Excerpt from article in Fortune Magazine -June 27, 2005 How I make decisions: Trading Derivatives- Simon Yates, Managing Director Equity Derivatives, Credit Suisse First Boston-- New York City When you see a trader panic, you can be pretty sure that for the next few hours, he's going to lose money. All the base instincts in your brain ---- what I call "caveman brain," the sort of fight-or-flight feeling of emotion that is designed to stop you from being eaten by a sabertooth tiger---- takes over your decision-making. You start trading scared, taking small positions on good ideas and cutting profits too quickly. I supervise about 23 people, and we can tade $1 billion a day. My goal is to make money 52% of the time. I can make the right call half the time by flipping a coin; a good trader does a little better. Successful traders don't spend much time regretting decisions of going back over things. If a decision turned out to be wrong, so what? Move on. So when you have to make a quick decision and you know that there's a good chance it will be wrong-- the worst thing you can possibly do is sit there and panic and hope. You have to be decisive--- go on and do it. When I see somebody go into panic mode, I tell them, "Get off the desk. Go for a workout, or go sit in the park for an hour." The first thing I look for when hiring trader is emotional robustness. And you can get some very, very smart people, the classic Harvard MB person who has been in the top of his class the whole way through, but they haven't had the emotional experience of failure. They come into this trading job, and they have this view, "Okay, I'm going to work very hard, I'm going to do all the research, and then I'm going to succeed." It's fascinating watching them the first time that doesn't happen. There's this sort of "How can this be?" look on their face. That's when many of them get out of the business. If people in a bar ask me what I do, I say it's a bit like stock trading but with more math. In some ways it's like being a police officer: There's a lot more time when nothing is going on, and then suddenly you have to be really fast. You can't wait until you have absolute confirmation. You're looking to get enough information to think that you probably have detected something, and based on that, you make your trades. Interviewed by Barney Gimbel p.121
If this putz thinks he can make the right call half the time with a coin flip, he must not be looking at the markets I look at. SIDEWAYS is a direction, too. Or maybe he holds for however long it takes for the market to go his way.

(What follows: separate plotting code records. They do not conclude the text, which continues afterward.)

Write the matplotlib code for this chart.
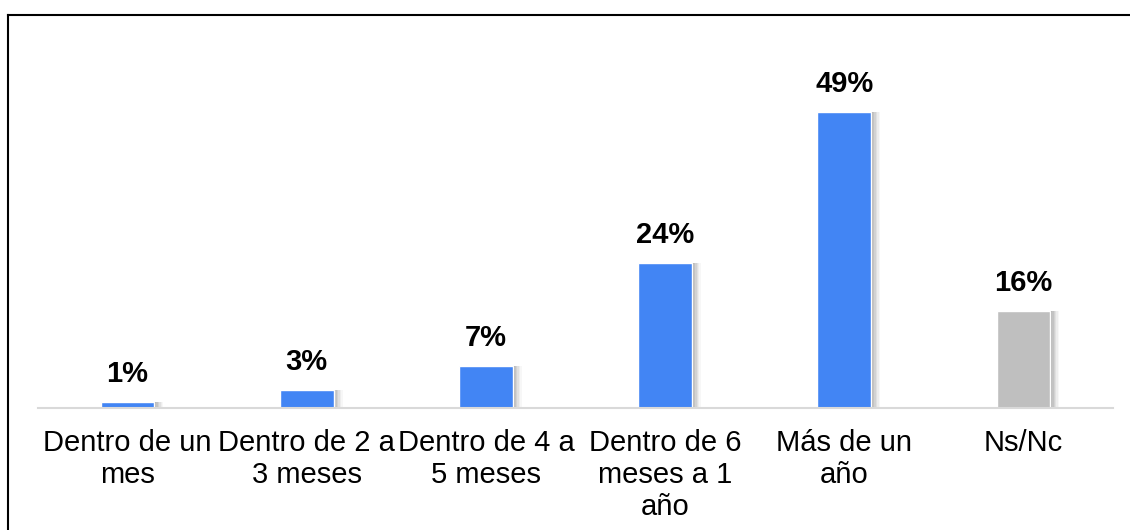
import matplotlib.pyplot as plt
from matplotlib.lines import Line2D

categorias = ["Dentro de un\nmes", "Dentro de 2 a\n3 meses", "Dentro de 4 a\n5 meses",
              "Dentro de 6\nmeses a 1\naño", "Más de un\naño", "Ns/Nc"]
valores = [1, 3, 7, 24, 49, 16]
etiquetas = ["1%", "3%", "7%", "24%", "49%", "16%"]
colores = ["#4285F4", "#4285F4", "#4285F4", "#4285F4", "#4285F4", "#BFBFBF"]

plt.rcParams['font.family'] = ['Liberation Sans', 'DejaVu Sans']

fig = plt.figure(figsize=(11.3, 5.3), dpi=100)
ax = fig.add_axes([38 / 1130, (530 - 408) / 530, 1075 / 1130, (408 - 15) / 530])

x = list(range(len(valores)))
ancho = 0.30

# sombra suave a la derecha de cada barra
for i, a in enumerate([0.03, 0.04, 0.05, 0.06, 0.07, 0.08]):
    off = 0.05 - i * 0.008
    ax.bar([p + off for p in x], valores, width=ancho, color="black", alpha=a,
           linewidth=0, zorder=1)

ax.bar(x, valores, width=ancho, color=colores, edgecolor="white", linewidth=1, zorder=2)

for xi, v, t in zip(x, valores, etiquetas):
    ax.annotate(t, (xi, v), xytext=(0, 10), textcoords="offset points",
                ha="center", va="bottom", fontsize=21, fontweight="bold")

ax.set_xlim(-0.5, 5.5)
ax.set_ylim(0, 65.07)
ax.set_xticks(x)
ax.set_xticklabels(categorias, fontsize=21, linespacing=1.18)
ax.tick_params(axis="x", length=0, pad=15)
ax.set_yticks([])
for s in ["top", "right", "left"]:
    ax.spines[s].set_visible(False)
ax.spines["bottom"].set_color("#D9D9D9")
ax.spines["bottom"].set_linewidth(1.5)

# marco recortado (solo borde superior e izquierdo visibles)
fig.add_artist(Line2D([8 / 1130, 8 / 1130], [0, (530 - 15) / 530], color="black", lw=1.5))
fig.add_artist(Line2D([8 / 1130, 1], [(530 - 15) / 530, (530 - 15) / 530], color="black", lw=1.5))

fig.savefig("out.png", dpi=100)
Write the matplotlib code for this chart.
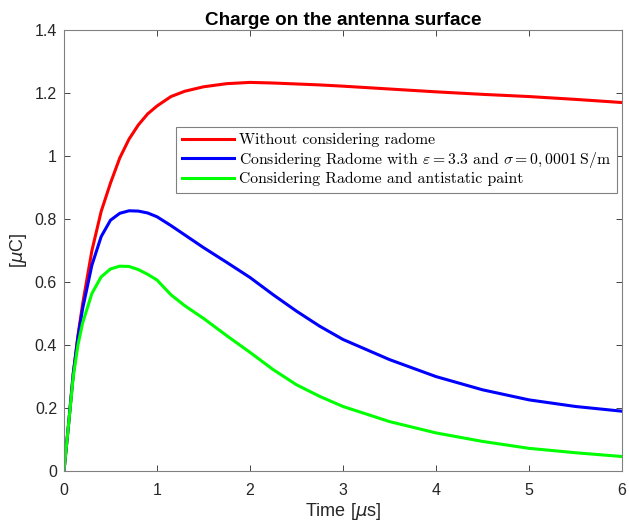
import numpy as np
import matplotlib.pyplot as plt

# values (time in us, charge in uC)
t = [0, 0.05, 0.1, 0.15, 0.2, 0.3, 0.4, 0.5, 0.6, 0.7, 0.8, 0.9, 1.0, 1.15, 1.3,
     1.5, 1.75, 2.0, 2.25, 2.5, 2.75, 3.0, 3.5, 4.0, 4.5, 5.0, 5.5, 6.0]
q_no_radome = [0, 0.15, 0.31, 0.43, 0.53, 0.7, 0.825, 0.915, 0.995, 1.055, 1.1,
               1.135, 1.16, 1.19, 1.207, 1.221, 1.231, 1.235, 1.233, 1.23, 1.227,
               1.223, 1.214, 1.205, 1.197, 1.19, 1.181, 1.171]
q_radome = [0, 0.15, 0.31, 0.425, 0.515, 0.654, 0.745, 0.797, 0.819, 0.827, 0.826,
            0.82, 0.808, 0.78, 0.75, 0.71, 0.663, 0.615, 0.56, 0.508, 0.46, 0.418,
            0.354, 0.30, 0.258, 0.226, 0.205, 0.19]
q_paint = [0, 0.15, 0.3, 0.4, 0.47, 0.564, 0.617, 0.642, 0.651, 0.65, 0.64, 0.625,
           0.607, 0.56, 0.525, 0.485, 0.43, 0.377, 0.322, 0.274, 0.237, 0.205,
           0.157, 0.121, 0.094, 0.072, 0.058, 0.046]

labels = ['Without considering radome',
          r'Considering Radome with $\varepsilon = 3.3$ and $\sigma = 0,0001\;\mathrm{S/m}$',
          'Considering Radome and antistatic paint']

plt.rcParams['font.family'] = ['Liberation Sans', 'DejaVu Sans']

fig = plt.figure(figsize=(6.29, 5.31), dpi=100)
ax = fig.add_axes([0.1017, 0.113, 0.8873, 0.8296])

ax.plot(t, q_no_radome, color='#ff0000', lw=2.2, label=labels[0])
ax.plot(t, q_radome, color='#0000ff', lw=2.2, label=labels[1])
ax.plot(t, q_paint, color='#00ff00', lw=2.2, label=labels[2])

ax.set_xlim(0, 6)
ax.set_ylim(0, 1.4)
ax.set_xticks(range(0, 7))
ax.set_yticks(np.arange(0, 1.41, 0.2))
ax.set_yticklabels(['0', '0.2', '0.4', '0.6', '0.8', '1', '1.2', '1.4'])

ax.tick_params(direction='in', top=True, right=True, labelsize=11.5,
               colors='#262626', length=4, width=0.6)
ax.tick_params(axis='x', pad=9)
ax.tick_params(axis='y', pad=5)
for s in ax.spines.values():
    s.set_color('#808080')
    s.set_linewidth(0.8)

ax.set_title('Charge on the antenna surface', fontsize=13.6, fontweight='bold', pad=4)
ax.set_xlabel(r'Time [$\mu$s]', fontsize=13, color='#262626', labelpad=2)
ax.set_ylabel(r'[$\mu$C]', fontsize=13, color='#262626', labelpad=4)

leg = ax.legend(loc='upper left', bbox_to_anchor=(0.2007, 0.781),
                prop={'family': 'cmr10', 'size': 11.3, 'math_fontfamily': 'cm'},
                handlelength=3.3, handletextpad=0.3, borderpad=0.4,
                labelspacing=0.15, borderaxespad=0, fancybox=False,
                framealpha=1, edgecolor='#808080')
leg.get_frame().set_linewidth(0.8)

plt.savefig('out.png', dpi=100)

Excerpt from article in Fortune Magazine -June 27, 2005 --?(today is June 18). Agree, but trading is different kind of business, and If person wants to be trader, he must change all his life, including personal psychology.
If they let him trade 1 Billion every day than he must be doing something right. I would not pass judgement so fast John M.
Sigh, A dream of mine...(not the 23 people part) Even 10% of that would be nice. I am afraid, I will die dreaming.... I supervise about 23 people, and we can trade $1 billion a day.
LOL! Exactly. "My goal is to make money 52% of the time." Funny, I thought the goal of a successful trader was to maximize gains, not the number of times you are "right". You can be "right" 70% of the time in calling market direction and still wind up a loser. That guy needs a reality check.